The problem →
In the entries below, find every line with "this" and copy it.

(Code that draws figures)
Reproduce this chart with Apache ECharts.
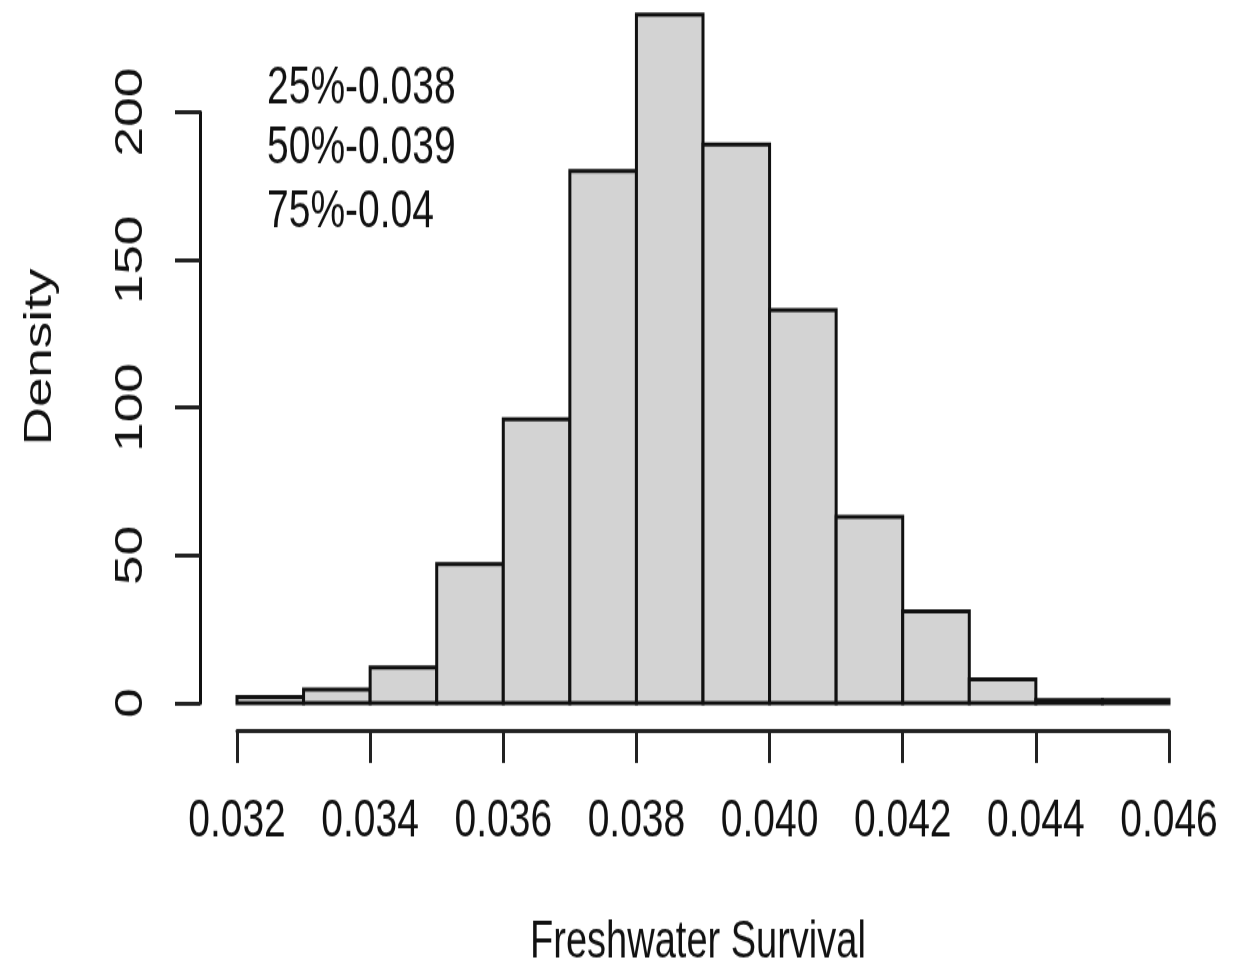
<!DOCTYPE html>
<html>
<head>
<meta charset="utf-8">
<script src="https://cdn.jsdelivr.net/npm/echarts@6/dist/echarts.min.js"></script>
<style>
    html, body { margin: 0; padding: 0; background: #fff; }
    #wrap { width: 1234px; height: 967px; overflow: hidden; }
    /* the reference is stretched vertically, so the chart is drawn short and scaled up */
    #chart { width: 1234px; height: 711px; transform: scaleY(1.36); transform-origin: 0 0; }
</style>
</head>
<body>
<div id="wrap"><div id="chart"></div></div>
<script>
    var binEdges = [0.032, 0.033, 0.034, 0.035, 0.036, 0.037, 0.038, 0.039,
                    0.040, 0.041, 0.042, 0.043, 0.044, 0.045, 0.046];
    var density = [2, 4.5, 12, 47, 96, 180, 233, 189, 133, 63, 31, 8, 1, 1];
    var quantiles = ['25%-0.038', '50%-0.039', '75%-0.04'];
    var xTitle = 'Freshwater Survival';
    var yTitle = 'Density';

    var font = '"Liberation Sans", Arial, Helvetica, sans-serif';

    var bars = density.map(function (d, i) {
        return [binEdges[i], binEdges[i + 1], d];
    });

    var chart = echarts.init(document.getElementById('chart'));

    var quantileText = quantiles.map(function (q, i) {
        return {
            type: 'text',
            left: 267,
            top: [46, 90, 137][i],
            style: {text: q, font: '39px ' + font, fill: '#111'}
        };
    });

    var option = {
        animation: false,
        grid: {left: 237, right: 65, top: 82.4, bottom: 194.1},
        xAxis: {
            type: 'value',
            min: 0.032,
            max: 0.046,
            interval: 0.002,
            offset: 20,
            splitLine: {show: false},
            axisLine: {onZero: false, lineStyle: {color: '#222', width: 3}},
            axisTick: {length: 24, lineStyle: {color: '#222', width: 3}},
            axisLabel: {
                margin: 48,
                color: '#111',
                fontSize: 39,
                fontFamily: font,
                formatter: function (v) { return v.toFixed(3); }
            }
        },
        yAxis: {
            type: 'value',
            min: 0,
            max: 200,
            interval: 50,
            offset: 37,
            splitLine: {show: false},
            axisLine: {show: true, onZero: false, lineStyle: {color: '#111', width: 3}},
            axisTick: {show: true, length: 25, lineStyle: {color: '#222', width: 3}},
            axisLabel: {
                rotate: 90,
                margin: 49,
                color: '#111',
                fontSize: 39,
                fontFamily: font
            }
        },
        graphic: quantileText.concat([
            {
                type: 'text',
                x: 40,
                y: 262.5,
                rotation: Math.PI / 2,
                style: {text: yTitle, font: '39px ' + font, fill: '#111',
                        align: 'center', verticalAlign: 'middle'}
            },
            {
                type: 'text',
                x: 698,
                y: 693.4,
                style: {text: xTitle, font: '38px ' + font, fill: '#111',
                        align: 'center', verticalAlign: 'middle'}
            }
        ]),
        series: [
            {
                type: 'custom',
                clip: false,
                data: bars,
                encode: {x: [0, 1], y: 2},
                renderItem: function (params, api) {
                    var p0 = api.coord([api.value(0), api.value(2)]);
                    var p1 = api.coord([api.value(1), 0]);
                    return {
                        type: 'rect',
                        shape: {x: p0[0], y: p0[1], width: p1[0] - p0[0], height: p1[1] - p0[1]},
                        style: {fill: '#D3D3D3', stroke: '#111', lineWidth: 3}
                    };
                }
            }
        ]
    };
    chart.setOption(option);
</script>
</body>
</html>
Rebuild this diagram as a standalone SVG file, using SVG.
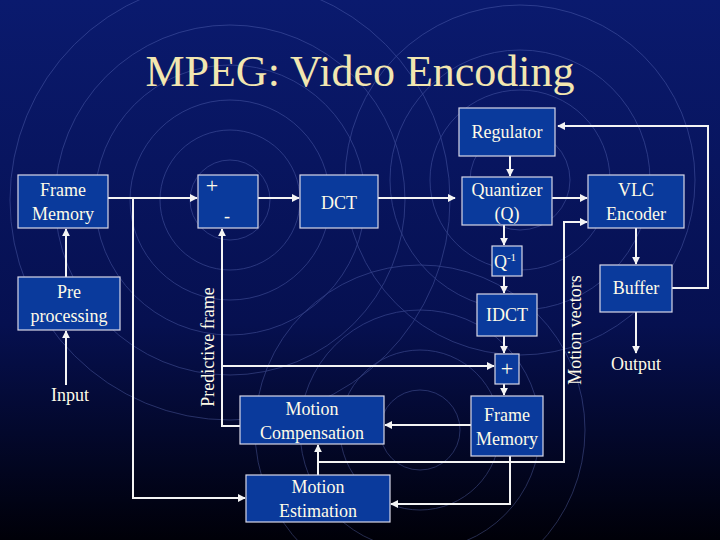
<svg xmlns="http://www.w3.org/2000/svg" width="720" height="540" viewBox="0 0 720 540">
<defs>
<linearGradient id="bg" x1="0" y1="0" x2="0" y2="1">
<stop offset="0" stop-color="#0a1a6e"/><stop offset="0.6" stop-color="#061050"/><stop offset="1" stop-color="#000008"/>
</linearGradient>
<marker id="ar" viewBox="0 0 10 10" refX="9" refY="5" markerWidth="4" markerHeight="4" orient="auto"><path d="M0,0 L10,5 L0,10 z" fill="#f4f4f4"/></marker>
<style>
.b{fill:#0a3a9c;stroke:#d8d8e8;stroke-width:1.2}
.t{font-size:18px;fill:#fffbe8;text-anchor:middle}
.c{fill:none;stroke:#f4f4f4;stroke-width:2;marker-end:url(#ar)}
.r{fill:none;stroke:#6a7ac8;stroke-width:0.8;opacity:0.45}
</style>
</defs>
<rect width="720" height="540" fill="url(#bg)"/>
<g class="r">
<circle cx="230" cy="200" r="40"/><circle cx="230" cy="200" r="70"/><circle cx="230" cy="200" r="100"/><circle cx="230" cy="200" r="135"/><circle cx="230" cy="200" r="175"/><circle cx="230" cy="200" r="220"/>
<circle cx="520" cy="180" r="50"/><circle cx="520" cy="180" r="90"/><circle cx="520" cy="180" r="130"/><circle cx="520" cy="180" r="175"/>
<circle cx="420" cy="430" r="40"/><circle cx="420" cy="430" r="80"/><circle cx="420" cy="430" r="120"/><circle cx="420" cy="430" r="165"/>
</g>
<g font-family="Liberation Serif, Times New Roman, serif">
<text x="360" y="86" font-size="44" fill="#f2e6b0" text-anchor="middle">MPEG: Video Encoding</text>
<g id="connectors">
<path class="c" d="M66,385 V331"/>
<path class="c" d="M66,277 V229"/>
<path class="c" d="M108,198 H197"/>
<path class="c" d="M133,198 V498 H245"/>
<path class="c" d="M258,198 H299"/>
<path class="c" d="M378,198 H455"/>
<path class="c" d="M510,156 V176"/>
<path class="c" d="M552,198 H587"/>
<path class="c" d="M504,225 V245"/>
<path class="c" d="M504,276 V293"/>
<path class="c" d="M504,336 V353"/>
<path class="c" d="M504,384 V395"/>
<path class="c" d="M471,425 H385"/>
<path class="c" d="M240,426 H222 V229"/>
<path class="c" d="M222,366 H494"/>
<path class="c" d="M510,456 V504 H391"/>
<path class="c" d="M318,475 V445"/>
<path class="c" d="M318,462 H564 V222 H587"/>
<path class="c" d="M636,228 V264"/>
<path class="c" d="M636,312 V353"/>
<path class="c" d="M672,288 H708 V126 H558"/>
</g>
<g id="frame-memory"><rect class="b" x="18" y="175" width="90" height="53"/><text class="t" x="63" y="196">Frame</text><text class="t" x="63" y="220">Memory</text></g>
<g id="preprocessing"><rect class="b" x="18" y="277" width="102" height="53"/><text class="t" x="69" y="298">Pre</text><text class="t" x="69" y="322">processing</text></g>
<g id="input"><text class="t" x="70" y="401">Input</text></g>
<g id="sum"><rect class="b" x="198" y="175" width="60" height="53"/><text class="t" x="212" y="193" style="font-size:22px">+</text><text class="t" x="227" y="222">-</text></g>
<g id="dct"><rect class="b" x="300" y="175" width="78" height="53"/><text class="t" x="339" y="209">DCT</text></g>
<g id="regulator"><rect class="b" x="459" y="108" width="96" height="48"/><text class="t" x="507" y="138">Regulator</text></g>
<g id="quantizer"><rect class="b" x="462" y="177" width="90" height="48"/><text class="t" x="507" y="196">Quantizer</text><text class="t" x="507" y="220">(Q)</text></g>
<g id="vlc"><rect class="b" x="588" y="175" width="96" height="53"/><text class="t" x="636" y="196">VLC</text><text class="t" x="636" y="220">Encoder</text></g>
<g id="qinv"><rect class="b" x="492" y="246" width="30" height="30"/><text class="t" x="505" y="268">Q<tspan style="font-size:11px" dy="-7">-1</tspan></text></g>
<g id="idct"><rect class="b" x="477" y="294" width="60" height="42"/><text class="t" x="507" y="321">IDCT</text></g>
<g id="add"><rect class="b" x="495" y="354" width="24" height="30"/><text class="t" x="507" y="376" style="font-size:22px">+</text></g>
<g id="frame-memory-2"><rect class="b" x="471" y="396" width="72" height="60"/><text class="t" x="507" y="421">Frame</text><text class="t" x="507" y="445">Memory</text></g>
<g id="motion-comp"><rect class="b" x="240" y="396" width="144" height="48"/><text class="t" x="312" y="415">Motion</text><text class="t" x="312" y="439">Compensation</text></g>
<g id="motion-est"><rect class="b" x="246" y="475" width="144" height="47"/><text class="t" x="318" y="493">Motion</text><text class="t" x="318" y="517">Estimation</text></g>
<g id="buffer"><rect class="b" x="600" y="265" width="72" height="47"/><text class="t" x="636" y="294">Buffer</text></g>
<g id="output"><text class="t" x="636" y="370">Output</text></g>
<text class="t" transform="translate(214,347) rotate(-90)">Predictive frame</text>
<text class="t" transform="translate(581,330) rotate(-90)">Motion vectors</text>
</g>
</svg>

Full response →
Reproduce this chart with Apache ECharts.
Rebuild this diagram as a standalone SVG file, using SVG.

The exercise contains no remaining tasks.